§ Set task
Reproduce the listing below without changes, except that pictures are left out.
>> start
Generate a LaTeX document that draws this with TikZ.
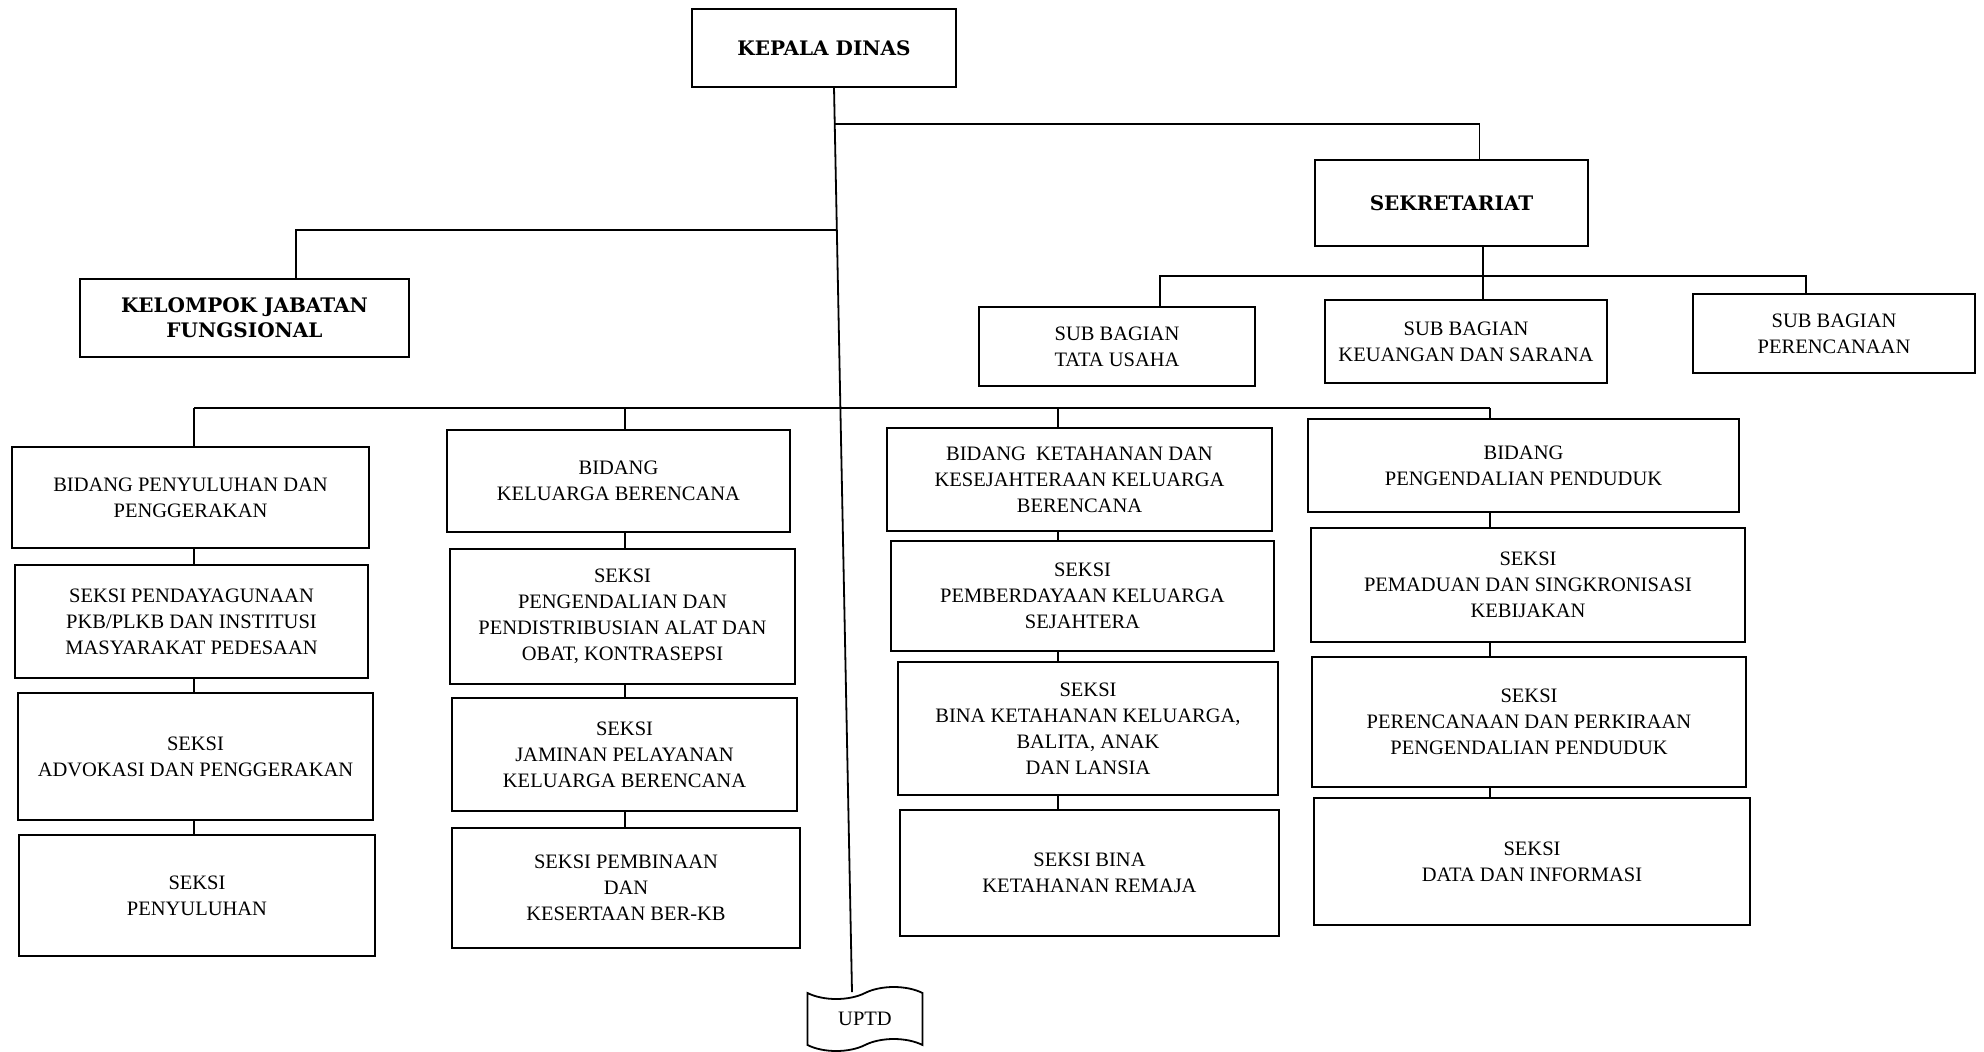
\documentclass[tikz,border=0pt]{standalone}
\usepackage{fontspec}
\setmainfont{Liberation Serif}
\newfontfamily\boldfam{DejaVu Serif}
\usetikzlibrary{shapes.symbols}
\tikzset{
  box/.style={draw, line width=1.8pt, inner sep=2pt, outer sep=0pt, align=center,
    font=\fontsize{20.5}{26}\selectfont},
  bbox/.style={box, font=\boldfam\bfseries\fontsize{20}{25}\selectfont},
  conn/.style={line width=1.8pt},
}
\newcommand{\bx}[7][box]{\node[#1, minimum width={(#4-#2)*1pt}, minimum height={(#5-#3)*1pt}] (#6) at ({(#2+#4)/2},{(#3+#5)/2}) {#7};}
\begin{document}
\begin{tikzpicture}[x=1pt,y=-1pt]
\fill[white] (0,0) rectangle (1984,1052);
\useasboundingbox (0,0) rectangle (1984,1052);

% top level
\bx[bbox]{692}{9}{956}{87}{kepala}{KEPALA DINAS}
\bx[bbox]{1315}{160}{1588}{246}{sek}{SEKRETARIAT}
\bx[bbox]{80}{279}{409}{357}{kel}{KELOMPOK JABATAN\\FUNGSIONAL}

% sub bagian
\bx{979}{307}{1255}{386}{tu}{SUB BAGIAN\\TATA USAHA}
\bx{1325}{300}{1607}{383}{keu}{SUB BAGIAN\\KEUANGAN DAN SARANA}
\bx{1693}{294}{1975}{373}{per}{SUB BAGIAN\\PERENCANAAN}

% column 1
\bx{12}{447}{369}{548}{b1}{BIDANG PENYULUHAN DAN\\PENGGERAKAN}
\bx{15}{565}{368}{678}{s11}{SEKSI PENDAYAGUNAAN\\PKB/PLKB DAN INSTITUSI\\MASYARAKAT PEDESAAN}
\bx{18}{693}{373}{820}{s12}{SEKSI\\ADVOKASI DAN PENGGERAKAN}
\bx{19}{835}{375}{956}{s13}{SEKSI\\PENYULUHAN}

% column 2
\bx{447}{430}{790}{532}{b2}{BIDANG\\KELUARGA BERENCANA}
\bx{450}{549}{795}{684}{s21}{SEKSI\\PENGENDALIAN DAN\\PENDISTRIBUSIAN ALAT DAN\\OBAT, KONTRASEPSI}
\bx{452}{698}{797}{811}{s22}{SEKSI\\JAMINAN PELAYANAN\\KELUARGA BERENCANA}
\bx{452}{828}{800}{948}{s23}{SEKSI PEMBINAAN\\DAN\\KESERTAAN BER-KB}

% column 3
\bx{887}{428}{1272}{531}{b3}{BIDANG\ \ KETAHANAN DAN\\KESEJAHTERAAN KELUARGA\\BERENCANA}
\bx{891}{541}{1274}{651}{s31}{SEKSI\\PEMBERDAYAAN KELUARGA\\SEJAHTERA}
\bx{898}{662}{1278}{795}{s32}{SEKSI\\BINA KETAHANAN KELUARGA,\\BALITA, ANAK\\DAN LANSIA}
\bx{900}{810}{1279}{936}{s33}{SEKSI BINA\\KETAHANAN REMAJA}

% column 4
\bx{1308}{419}{1739}{512}{b4}{BIDANG\\PENGENDALIAN PENDUDUK}
\bx{1311}{528}{1745}{642}{s41}{SEKSI\\PEMADUAN DAN SINGKRONISASI\\KEBIJAKAN}
\bx{1312}{657}{1746}{787}{s42}{SEKSI\\PERENCANAAN DAN PERKIRAAN\\PENGENDALIAN PENDUDUK}
\bx{1314}{798}{1750}{925}{s43}{SEKSI\\DATA DAN INFORMASI}

% UPTD
\node[tape, draw, line width=1.8pt, minimum width=115pt, minimum height=64pt,
  tape bend height=12pt, inner sep=2pt, font=\fontsize{20.5}{26}\selectfont] (uptd) at (865,1019) {UPTD};

% helper coordinates
\coordinate (xtr) at (834,0);
\coordinate (jS) at (835,124);
\coordinate (jK) at (836,230);
\coordinate (xs) at (1483,0);
\coordinate (xtu) at (1160,0);
\coordinate (xpr) at (1806,0);
\coordinate (sb) at (0,276);
\coordinate (bb) at (0,408);
\coordinate (c1) at (194,0);
\coordinate (c2) at (625,0);
\coordinate (c3) at (1058,0);
\coordinate (c4) at (1490,0);

% trunk and branches
\draw[conn] (kepala.south -| xtr) -- ([xshift=-13pt]uptd.north);
\draw[conn] (jS) -| ([xshift=28pt]sek.north);
\draw[conn] (jK) -| ([xshift=51.5pt]kel.north);

% sekretariat to sub bagian
\draw[conn] (sek.south -| xs) -- (keu.north -| xs);
\draw[conn] (tu.north -| xtu) -- (xtu |- sb) -- (xpr |- sb) -- (per.north -| xpr);

% bidang bus
\draw[conn] (c1 |- bb) -- (c4 |- bb);
\draw[conn] (c1 |- bb) -- (b1.north -| c1);
\draw[conn] (c2 |- bb) -- (b2.north -| c2);
\draw[conn] (c3 |- bb) -- (b3.north -| c3);
\draw[conn] (c4 |- bb) -- (b4.north -| c4);

% columns
\draw[conn] (b1.south -| c1) -- (s11.north -| c1);
\draw[conn] (s11.south -| c1) -- (s12.north -| c1);
\draw[conn] (s12.south -| c1) -- (s13.north -| c1);

\draw[conn] (b2.south -| c2) -- (s21.north -| c2);
\draw[conn] (s21.south -| c2) -- (s22.north -| c2);
\draw[conn] (s22.south -| c2) -- (s23.north -| c2);

\draw[conn] (b3.south -| c3) -- (s31.north -| c3);
\draw[conn] (s31.south -| c3) -- (s32.north -| c3);
\draw[conn] (s32.south -| c3) -- (s33.north -| c3);

\draw[conn] (b4.south -| c4) -- (s41.north -| c4);
\draw[conn] (s41.south -| c4) -- (s42.north -| c4);
\draw[conn] (s42.south -| c4) -- (s43.north -| c4);
\end{tikzpicture}
\end{document}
>> end
§ Expected answer
Generate a LaTeX document that draws this with TikZ.
\documentclass[tikz,border=0pt]{standalone}
\usepackage{fontspec}
\setmainfont{Liberation Serif}
\newfontfamily\boldfam{DejaVu Serif}
\usetikzlibrary{shapes.symbols}
\tikzset{
  box/.style={draw, line width=1.8pt, inner sep=2pt, outer sep=0pt, align=center,
    font=\fontsize{20.5}{26}\selectfont},
  bbox/.style={box, font=\boldfam\bfseries\fontsize{20}{25}\selectfont},
  conn/.style={line width=1.8pt},
}
\newcommand{\bx}[7][box]{\node[#1, minimum width={(#4-#2)*1pt}, minimum height={(#5-#3)*1pt}] (#6) at ({(#2+#4)/2},{(#3+#5)/2}) {#7};}
\begin{document}
\begin{tikzpicture}[x=1pt,y=-1pt]
\fill[white] (0,0) rectangle (1984,1052);
\useasboundingbox (0,0) rectangle (1984,1052);

% top level
\bx[bbox]{692}{9}{956}{87}{kepala}{KEPALA DINAS}
\bx[bbox]{1315}{160}{1588}{246}{sek}{SEKRETARIAT}
\bx[bbox]{80}{279}{409}{357}{kel}{KELOMPOK JABATAN\\FUNGSIONAL}

% sub bagian
\bx{979}{307}{1255}{386}{tu}{SUB BAGIAN\\TATA USAHA}
\bx{1325}{300}{1607}{383}{keu}{SUB BAGIAN\\KEUANGAN DAN SARANA}
\bx{1693}{294}{1975}{373}{per}{SUB BAGIAN\\PERENCANAAN}

% column 1
\bx{12}{447}{369}{548}{b1}{BIDANG PENYULUHAN DAN\\PENGGERAKAN}
\bx{15}{565}{368}{678}{s11}{SEKSI PENDAYAGUNAAN\\PKB/PLKB DAN INSTITUSI\\MASYARAKAT PEDESAAN}
\bx{18}{693}{373}{820}{s12}{SEKSI\\ADVOKASI DAN PENGGERAKAN}
\bx{19}{835}{375}{956}{s13}{SEKSI\\PENYULUHAN}

% column 2
\bx{447}{430}{790}{532}{b2}{BIDANG\\KELUARGA BERENCANA}
\bx{450}{549}{795}{684}{s21}{SEKSI\\PENGENDALIAN DAN\\PENDISTRIBUSIAN ALAT DAN\\OBAT, KONTRASEPSI}
\bx{452}{698}{797}{811}{s22}{SEKSI\\JAMINAN PELAYANAN\\KELUARGA BERENCANA}
\bx{452}{828}{800}{948}{s23}{SEKSI PEMBINAAN\\DAN\\KESERTAAN BER-KB}

% column 3
\bx{887}{428}{1272}{531}{b3}{BIDANG\ \ KETAHANAN DAN\\KESEJAHTERAAN KELUARGA\\BERENCANA}
\bx{891}{541}{1274}{651}{s31}{SEKSI\\PEMBERDAYAAN KELUARGA\\SEJAHTERA}
\bx{898}{662}{1278}{795}{s32}{SEKSI\\BINA KETAHANAN KELUARGA,\\BALITA, ANAK\\DAN LANSIA}
\bx{900}{810}{1279}{936}{s33}{SEKSI BINA\\KETAHANAN REMAJA}

% column 4
\bx{1308}{419}{1739}{512}{b4}{BIDANG\\PENGENDALIAN PENDUDUK}
\bx{1311}{528}{1745}{642}{s41}{SEKSI\\PEMADUAN DAN SINGKRONISASI\\KEBIJAKAN}
\bx{1312}{657}{1746}{787}{s42}{SEKSI\\PERENCANAAN DAN PERKIRAAN\\PENGENDALIAN PENDUDUK}
\bx{1314}{798}{1750}{925}{s43}{SEKSI\\DATA DAN INFORMASI}

% UPTD
\node[tape, draw, line width=1.8pt, minimum width=115pt, minimum height=64pt,
  tape bend height=12pt, inner sep=2pt, font=\fontsize{20.5}{26}\selectfont] (uptd) at (865,1019) {UPTD};

% helper coordinates
\coordinate (xtr) at (834,0);
\coordinate (jS) at (835,124);
\coordinate (jK) at (836,230);
\coordinate (xs) at (1483,0);
\coordinate (xtu) at (1160,0);
\coordinate (xpr) at (1806,0);
\coordinate (sb) at (0,276);
\coordinate (bb) at (0,408);
\coordinate (c1) at (194,0);
\coordinate (c2) at (625,0);
\coordinate (c3) at (1058,0);
\coordinate (c4) at (1490,0);

% trunk and branches
\draw[conn] (kepala.south -| xtr) -- ([xshift=-13pt]uptd.north);
\draw[conn] (jS) -| ([xshift=28pt]sek.north);
\draw[conn] (jK) -| ([xshift=51.5pt]kel.north);

% sekretariat to sub bagian
\draw[conn] (sek.south -| xs) -- (keu.north -| xs);
\draw[conn] (tu.north -| xtu) -- (xtu |- sb) -- (xpr |- sb) -- (per.north -| xpr);

% bidang bus
\draw[conn] (c1 |- bb) -- (c4 |- bb);
\draw[conn] (c1 |- bb) -- (b1.north -| c1);
\draw[conn] (c2 |- bb) -- (b2.north -| c2);
\draw[conn] (c3 |- bb) -- (b3.north -| c3);
\draw[conn] (c4 |- bb) -- (b4.north -| c4);

% columns
\draw[conn] (b1.south -| c1) -- (s11.north -| c1);
\draw[conn] (s11.south -| c1) -- (s12.north -| c1);
\draw[conn] (s12.south -| c1) -- (s13.north -| c1);

\draw[conn] (b2.south -| c2) -- (s21.north -| c2);
\draw[conn] (s21.south -| c2) -- (s22.north -| c2);
\draw[conn] (s22.south -| c2) -- (s23.north -| c2);

\draw[conn] (b3.south -| c3) -- (s31.north -| c3);
\draw[conn] (s31.south -| c3) -- (s32.north -| c3);
\draw[conn] (s32.south -| c3) -- (s33.north -| c3);

\draw[conn] (b4.south -| c4) -- (s41.north -| c4);
\draw[conn] (s41.south -| c4) -- (s42.north -| c4);
\draw[conn] (s42.south -| c4) -- (s43.north -| c4);
\end{tikzpicture}
\end{document}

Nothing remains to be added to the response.